Return the lines below exactly, from the first line to the line that contains "scan data ****************/". Leave out pictures.

==== DATASET SECTION ====

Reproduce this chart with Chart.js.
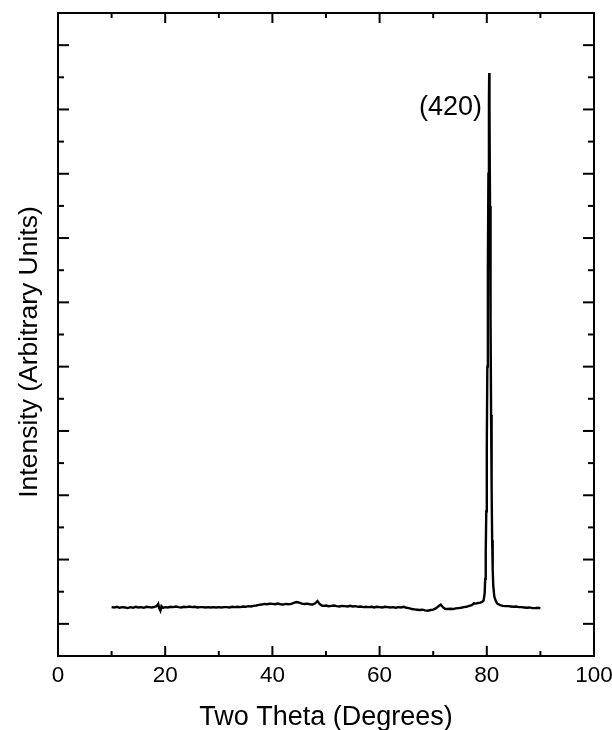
<!DOCTYPE html>
<html>
<head>
<meta charset="utf-8">
<script src="https://cdn.jsdelivr.net/npm/chart.js@4/dist/chart.umd.min.js"></script>
<style>
  html, body { margin: 0; padding: 0; background: #fff; }
  canvas { display: block; }
</style>
</head>
<body>
<canvas id="chart" width="612" height="730"></canvas>
<script>
/*************** XRD scan data ****************/

// two theta positions (degrees), baseline + (420) reflection
var twoTheta = [
  10.0, 10.5, 11.0, 11.5, 12.0, 12.5, 13.0, 13.5, 14.0, 14.5, 15.0, 15.5, 16.0, 16.5, 17.0, 17.5,
  18.0, 18.4, 18.7, 18.9, 19.1, 19.3, 19.6, 20.0, 20.5, 21.0, 21.5, 22.0, 22.5, 23.0, 23.5, 24.0,
  24.5, 25.0, 25.5, 26.0, 26.5, 27.0, 27.5, 28.0, 28.5, 29.0, 29.5, 30.0, 30.5, 31.0, 31.5, 32.0,
  32.5, 33.0, 33.5, 34.0, 34.5, 35.0, 35.5, 36.0, 36.5, 37.0, 37.5, 38.0, 38.5, 39.0, 39.5, 40.0,
  40.5, 41.0, 41.5, 42.0, 42.5, 43.0, 43.5, 44.0, 44.5, 45.0, 45.5, 46.0, 46.5, 47.0, 47.5, 48.0,
  48.4, 48.8, 49.2, 49.6, 50.0, 50.5, 51.0, 51.5, 52.0, 52.5, 53.0, 53.5, 54.0, 54.5, 55.0, 55.5,
  56.0, 56.5, 57.0, 57.5, 58.0, 58.5, 59.0, 59.5, 60.0, 60.5, 61.0, 61.5, 62.0, 62.5, 63.0, 63.5,
  64.0, 64.5, 65.0, 65.5, 66.0, 66.5, 67.0, 67.5, 68.0, 68.5, 69.0, 69.5, 70.0, 70.5, 71.0, 71.4,
  71.8, 72.2, 72.7, 73.2, 73.7, 74.2, 74.7, 75.2, 75.7, 76.2, 76.7, 77.2, 77.6, 78.0, 78.4, 78.8,
  79.1, 79.4, 79.6, 79.7, 79.8, 79.9, 80.0, 80.1, 80.2, 80.3, 80.4, 80.45, 80.5, 80.6, 80.7, 80.8,
  80.9, 81.0, 81.1, 81.2, 81.4, 81.7, 82.0, 82.5, 83.0, 83.5, 84.0, 84.5, 85.0, 85.5, 86.0, 86.5,
  87.0, 87.5, 88.0, 88.5, 89.0, 89.5, 90.0
];

// intensity (arbitrary units)
var intensity = [
  1.52, 1.51, 1.53, 1.50, 1.52, 1.51, 1.49, 1.52, 1.50, 1.53, 1.51, 1.52, 1.50, 1.53, 1.52, 1.51,
  1.53, 1.55, 1.62, 1.48, 1.41, 1.55, 1.50, 1.52, 1.51, 1.53, 1.52, 1.54, 1.52, 1.51, 1.53, 1.52,
  1.54, 1.52, 1.53, 1.51, 1.52, 1.52, 1.51, 1.52, 1.51, 1.52, 1.51, 1.52, 1.51, 1.52, 1.52, 1.51,
  1.53, 1.52, 1.53, 1.52, 1.54, 1.53, 1.55, 1.54, 1.56, 1.57, 1.59, 1.60, 1.62, 1.61, 1.63, 1.62,
  1.61, 1.63, 1.61, 1.60, 1.62, 1.61, 1.62, 1.65, 1.68, 1.66, 1.63, 1.62, 1.63, 1.61, 1.60, 1.64,
  1.71, 1.62, 1.57, 1.56, 1.57, 1.55, 1.56, 1.57, 1.55, 1.54, 1.56, 1.55, 1.54, 1.56, 1.54, 1.55,
  1.53, 1.54, 1.52, 1.53, 1.52, 1.53, 1.51, 1.53, 1.52, 1.51, 1.53, 1.52, 1.51, 1.52, 1.50, 1.52,
  1.51, 1.53, 1.50, 1.49, 1.46, 1.45, 1.44, 1.43, 1.44, 1.42, 1.41, 1.43, 1.44, 1.48, 1.55, 1.60,
  1.52, 1.47, 1.46, 1.47, 1.46, 1.48, 1.49, 1.50, 1.52, 1.53, 1.56, 1.58, 1.64, 1.63, 1.65, 1.66,
  1.68, 1.72, 1.95, 2.4, 3.2, 4.5, 6.5, 9.0, 12.0, 15.0, 17.3, 18.13, 17.0, 14.0, 10.5, 7.5,
  5.2, 3.6, 2.7, 2.2, 1.85, 1.70, 1.62, 1.58, 1.56, 1.55, 1.55, 1.54, 1.53, 1.54, 1.52, 1.52,
  1.51, 1.50, 1.51, 1.49, 1.49, 1.50, 1.49
];

// axis tick values
var xTickLabels = [0, 20, 40, 60, 80, 100];
var peakLabel = '(420)';
var peakLabelAt = [79.1, 17.05]; // right edge / middle of the label, in data units

var FONT = '"Liberation Sans", Arial, Helvetica, sans-serif';

/*************** Frame, inward ticks and labels ****************/

function strokeLine(ctx, x1, y1, x2, y2) {
    ctx.beginPath();
    ctx.moveTo(x1, y1);
    ctx.lineTo(x2, y2);
    ctx.stroke();
}

var frameTicks = {
    id: 'frameTicks',
    afterDraw: function (chart) {
        var ctx = chart.ctx, a = chart.chartArea;
        var xs = chart.scales.x, ys = chart.scales.y;
        ctx.save();
        ctx.strokeStyle = '#000';
        ctx.lineWidth = 2;
        ctx.lineCap = 'butt';
        ctx.strokeRect(a.left, a.top, a.right - a.left, a.bottom - a.top);

        xs.ticks.forEach(function (t) {
            if (t.value <= xs.min || t.value >= xs.max) return;
            var px = xs.getPixelForValue(t.value);
            var len = t.value % 20 === 0 ? 10 : 5;
            strokeLine(ctx, px, a.bottom, px, a.bottom - len);
            strokeLine(ctx, px, a.top, px, a.top + len);
        });
        ys.ticks.forEach(function (t) {
            if (t.value <= ys.min || t.value >= ys.max) return;
            var py = ys.getPixelForValue(t.value);
            var len = t.value % 2 === 1 ? 11 : 6;
            strokeLine(ctx, a.left, py, a.left + len, py);
            strokeLine(ctx, a.right, py, a.right - len, py);
        });

        ctx.fillStyle = '#000';
        ctx.font = '27px ' + FONT;
        ctx.textAlign = 'right';
        ctx.textBaseline = 'middle';
        ctx.fillText(peakLabel, xs.getPixelForValue(peakLabelAt[0]), ys.getPixelForValue(peakLabelAt[1]));

        // y axis title
        ctx.translate(30, 352);
        ctx.rotate(-Math.PI / 2);
        ctx.textAlign = 'center';
        ctx.font = '26.5px ' + FONT;
        ctx.fillText('Intensity (Arbitrary Units)', 0, 0);
        ctx.restore();
    }
};

/*************** Creating chart ****************/

var points = twoTheta.map(function (v, i) { return {x: v, y: intensity[i]}; });

var chart = new Chart(document.getElementById('chart'), {
    type: 'line',
    data: {
        datasets: [{
            data: points,
            borderColor: '#000',
            borderWidth: 2.4,
            pointRadius: 0,
            tension: 0,
            fill: false
        }]
    },
    options: {
        responsive: false,
        animation: false,
        layout: { padding: { top: 13, right: 18, left: 0, bottom: 0 } },
        plugins: { legend: { display: false }, tooltip: { enabled: false } },
        scales: {
            x: {
                type: 'linear',
                min: 0,
                max: 100,
                afterFit: function (s) {
                    s.height = 74;
                    s.paddingLeft = 0;
                    s.paddingRight = 0;
                },
                grid: { display: false, drawTicks: false },
                border: { display: false },
                ticks: {
                    stepSize: 10,
                    autoSkip: false,
                    maxRotation: 0,
                    padding: 6,
                    color: '#000',
                    font: { family: FONT, size: 22.5 },
                    callback: function (v) { return xTickLabels.indexOf(v) >= 0 ? String(v) : ''; }
                },
                title: {
                    display: true,
                    text: 'Two Theta (Degrees)',
                    color: '#000',
                    font: { family: FONT, size: 27, lineHeight: 1 },
                    padding: { top: 0, bottom: -1 }
                }
            },
            y: {
                min: 0,
                max: 20,
                afterFit: function (s) { s.width = 58; },
                grid: { display: false, drawTicks: false },
                border: { display: false },
                ticks: { stepSize: 1, display: false }
            }
        }
    },
    plugins: [frameTicks]
});
</script>
</body>
</html>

====

__FINISHED ANSWER__
Reproduce this chart with Chart.js.
<!DOCTYPE html>
<html>
<head>
<meta charset="utf-8">
<script src="https://cdn.jsdelivr.net/npm/chart.js@4/dist/chart.umd.min.js"></script>
<style>
  html, body { margin: 0; padding: 0; background: #fff; }
  canvas { display: block; }
</style>
</head>
<body>
<canvas id="chart" width="612" height="730"></canvas>
<script>
/*************** XRD scan data ****************/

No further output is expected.